Job —
Type out the complete listing below word for word, without its pictures.

──────── Dataset extract

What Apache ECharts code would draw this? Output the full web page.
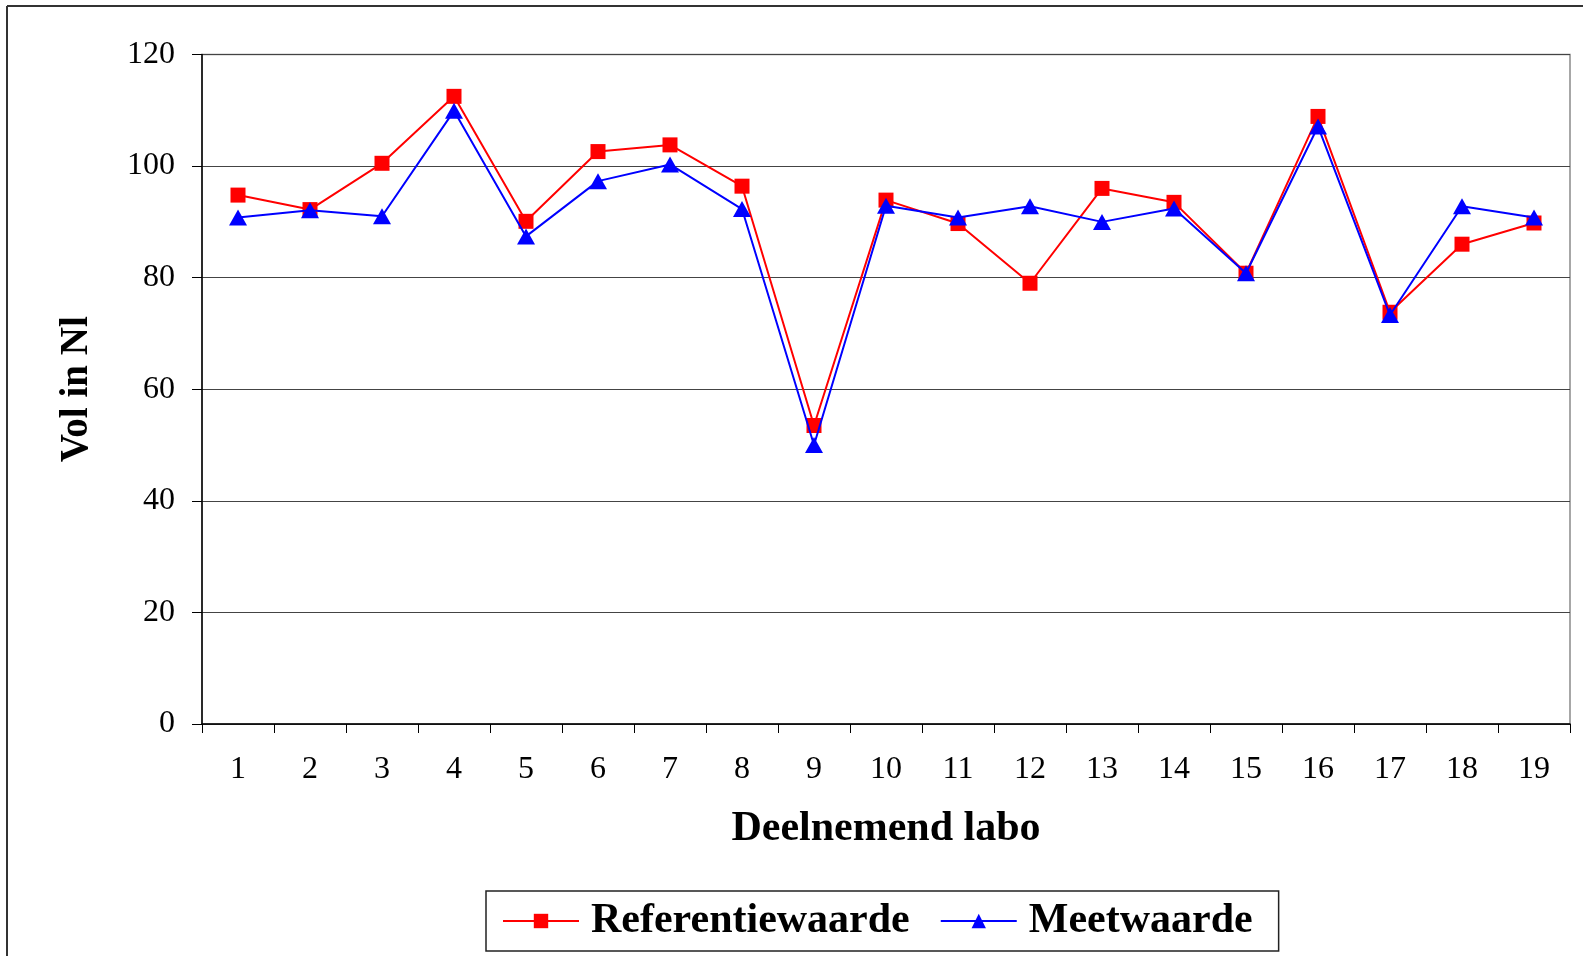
<!DOCTYPE html>
<html>
<head>
<meta charset="utf-8">
<script src="https://cdn.jsdelivr.net/npm/echarts@6/dist/echarts.min.js"></script>
<style>
html,body{margin:0;padding:0;background:#fff;}
#chart{width:1583px;height:956px;}
</style>
</head>
<body>
<div id="chart"></div>
<script>
const categories = ['1','2','3','4','5','6','7','8','9','10','11','12','13','14','15','16','17','18','19'];
const referentiewaarde = [94.8, 92.2, 100.5, 112.5, 90.1, 102.6, 103.8, 96.4, 53.5, 93.9, 89.7, 79.0, 96.0, 93.5, 80.8, 108.9, 73.8, 86.0, 89.8];
const meetwaarde = [90.8, 92.1, 91.0, 109.9, 87.4, 97.3, 100.3, 92.3, 50.0, 92.9, 90.8, 92.8, 90.0, 92.4, 80.8, 107.1, 73.3, 92.8, 90.8];
const yTicks = {min: 0, max: 120, interval: 20};

const FONT = '"Liberation Serif", "Times New Roman", serif';
const chart = echarts.init(document.getElementById('chart'));
chart.setOption({
  animation: false,
  backgroundColor: '#fff',
  graphic: [
    {type: 'line', shape: {x1: 7, y1: 6, x2: 1583, y2: 6}, style: {stroke: '#333', lineWidth: 2}},
    {type: 'line', shape: {x1: 7, y1: 6, x2: 7, y2: 956}, style: {stroke: '#333', lineWidth: 2}}
  ],
  grid: {
    left: 202, top: 54.5, right: 13, bottom: 232,
    show: true, borderColor: '#8a8a8a', borderWidth: 1.5
  },
  legend: {
    left: 486, top: 891,
    padding: [9, 26, 9, 16],
    itemGap: 30,
    itemWidth: 76, itemHeight: 18,
    borderColor: '#222', borderWidth: 1.5,
    textStyle: {fontFamily: FONT, fontWeight: 'bold', fontSize: 42, color: '#000', padding: [0, 0, 0, 7]},
    data: ['Referentiewaarde', 'Meetwaarde']
  },
  xAxis: {
    type: 'category',
    data: categories,
    boundaryGap: true,
    name: 'Deelnemend labo',
    nameLocation: 'middle',
    nameGap: 84,
    nameTextStyle: {fontFamily: FONT, fontWeight: 'bold', fontSize: 42, color: '#000'},
    axisLine: {lineStyle: {color: '#000', width: 1.5}},
    axisTick: {show: true, length: 9, lineStyle: {color: '#000', width: 1}},
    axisLabel: {interval: 0, margin: 30, fontFamily: FONT, fontSize: 32, color: '#000'},
    splitLine: {show: false}
  },
  yAxis: {
    type: 'value',
    min: yTicks.min, max: yTicks.max, interval: yTicks.interval,
    name: 'Vol in Nl',
    nameLocation: 'middle',
    nameGap: 106,
    nameRotate: 90,
    nameTextStyle: {fontFamily: FONT, fontWeight: 'bold', fontSize: 39, color: '#000'},
    axisLine: {show: true, lineStyle: {color: '#000', width: 1.5}},
    axisTick: {show: true, length: 10, lineStyle: {color: '#000', width: 1}},
    axisLabel: {margin: 27, fontFamily: FONT, fontSize: 32, color: '#000'},
    splitLine: {show: true, lineStyle: {color: '#444', width: 1}}
  },
  series: [
    {
      name: 'Referentiewaarde',
      type: 'line',
      data: referentiewaarde,
      symbol: 'rect',
      symbolSize: 15,
      lineStyle: {color: '#ff0000', width: 2},
      itemStyle: {color: '#ff0000'},
      z: 2
    },
    {
      name: 'Meetwaarde',
      type: 'line',
      data: meetwaarde,
      symbol: 'triangle',
      symbolSize: [18, 16],
      lineStyle: {color: '#0000ff', width: 2},
      itemStyle: {color: '#0000ff'},
      z: 3
    }
  ]
});
</script>
</body>
</html>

────────────────

Output for this exercise —
What Apache ECharts code would draw this? Output the full web page.
<!DOCTYPE html>
<html>
<head>
<meta charset="utf-8">
<script src="https://cdn.jsdelivr.net/npm/echarts@6/dist/echarts.min.js"></script>
<style>
html,body{margin:0;padding:0;background:#fff;}
#chart{width:1583px;height:956px;}
</style>
</head>
<body>
<div id="chart"></div>
<script>
const categories = ['1','2','3','4','5','6','7','8','9','10','11','12','13','14','15','16','17','18','19'];
const referentiewaarde = [94.8, 92.2, 100.5, 112.5, 90.1, 102.6, 103.8, 96.4, 53.5, 93.9, 89.7, 79.0, 96.0, 93.5, 80.8, 108.9, 73.8, 86.0, 89.8];
const meetwaarde = [90.8, 92.1, 91.0, 109.9, 87.4, 97.3, 100.3, 92.3, 50.0, 92.9, 90.8, 92.8, 90.0, 92.4, 80.8, 107.1, 73.3, 92.8, 90.8];
const yTicks = {min: 0, max: 120, interval: 20};

const FONT = '"Liberation Serif", "Times New Roman", serif';
const chart = echarts.init(document.getElementById('chart'));
chart.setOption({
  animation: false,
  backgroundColor: '#fff',
  graphic: [
    {type: 'line', shape: {x1: 7, y1: 6, x2: 1583, y2: 6}, style: {stroke: '#333', lineWidth: 2}},
    {type: 'line', shape: {x1: 7, y1: 6, x2: 7, y2: 956}, style: {stroke: '#333', lineWidth: 2}}
  ],
  grid: {
    left: 202, top: 54.5, right: 13, bottom: 232,
    show: true, borderColor: '#8a8a8a', borderWidth: 1.5
  },
  legend: {
    left: 486, top: 891,
    padding: [9, 26, 9, 16],
    itemGap: 30,
    itemWidth: 76, itemHeight: 18,
    borderColor: '#222', borderWidth: 1.5,
    textStyle: {fontFamily: FONT, fontWeight: 'bold', fontSize: 42, color: '#000', padding: [0, 0, 0, 7]},
    data: ['Referentiewaarde', 'Meetwaarde']
  },
  xAxis: {
    type: 'category',
    data: categories,
    boundaryGap: true,
    name: 'Deelnemend labo',
    nameLocation: 'middle',
    nameGap: 84,
    nameTextStyle: {fontFamily: FONT, fontWeight: 'bold', fontSize: 42, color: '#000'},
    axisLine: {lineStyle: {color: '#000', width: 1.5}},
    axisTick: {show: true, length: 9, lineStyle: {color: '#000', width: 1}},
    axisLabel: {interval: 0, margin: 30, fontFamily: FONT, fontSize: 32, color: '#000'},
    splitLine: {show: false}
  },
  yAxis: {
    type: 'value',
    min: yTicks.min, max: yTicks.max, interval: yTicks.interval,
    name: 'Vol in Nl',
    nameLocation: 'middle',
    nameGap: 106,
    nameRotate: 90,
    nameTextStyle: {fontFamily: FONT, fontWeight: 'bold', fontSize: 39, color: '#000'},
    axisLine: {show: true, lineStyle: {color: '#000', width: 1.5}},
    axisTick: {show: true, length: 10, lineStyle: {color: '#000', width: 1}},
    axisLabel: {margin: 27, fontFamily: FONT, fontSize: 32, color: '#000'},
    splitLine: {show: true, lineStyle: {color: '#444', width: 1}}
  },
  series: [
    {
      name: 'Referentiewaarde',
      type: 'line',
      data: referentiewaarde,
      symbol: 'rect',
      symbolSize: 15,
      lineStyle: {color: '#ff0000', width: 2},
      itemStyle: {color: '#ff0000'},
      z: 2
    },
    {
      name: 'Meetwaarde',
      type: 'line',
      data: meetwaarde,
      symbol: 'triangle',
      symbolSize: [18, 16],
      lineStyle: {color: '#0000ff', width: 2},
      itemStyle: {color: '#0000ff'},
      z: 3
    }
  ]
});
</script>
</body>
</html>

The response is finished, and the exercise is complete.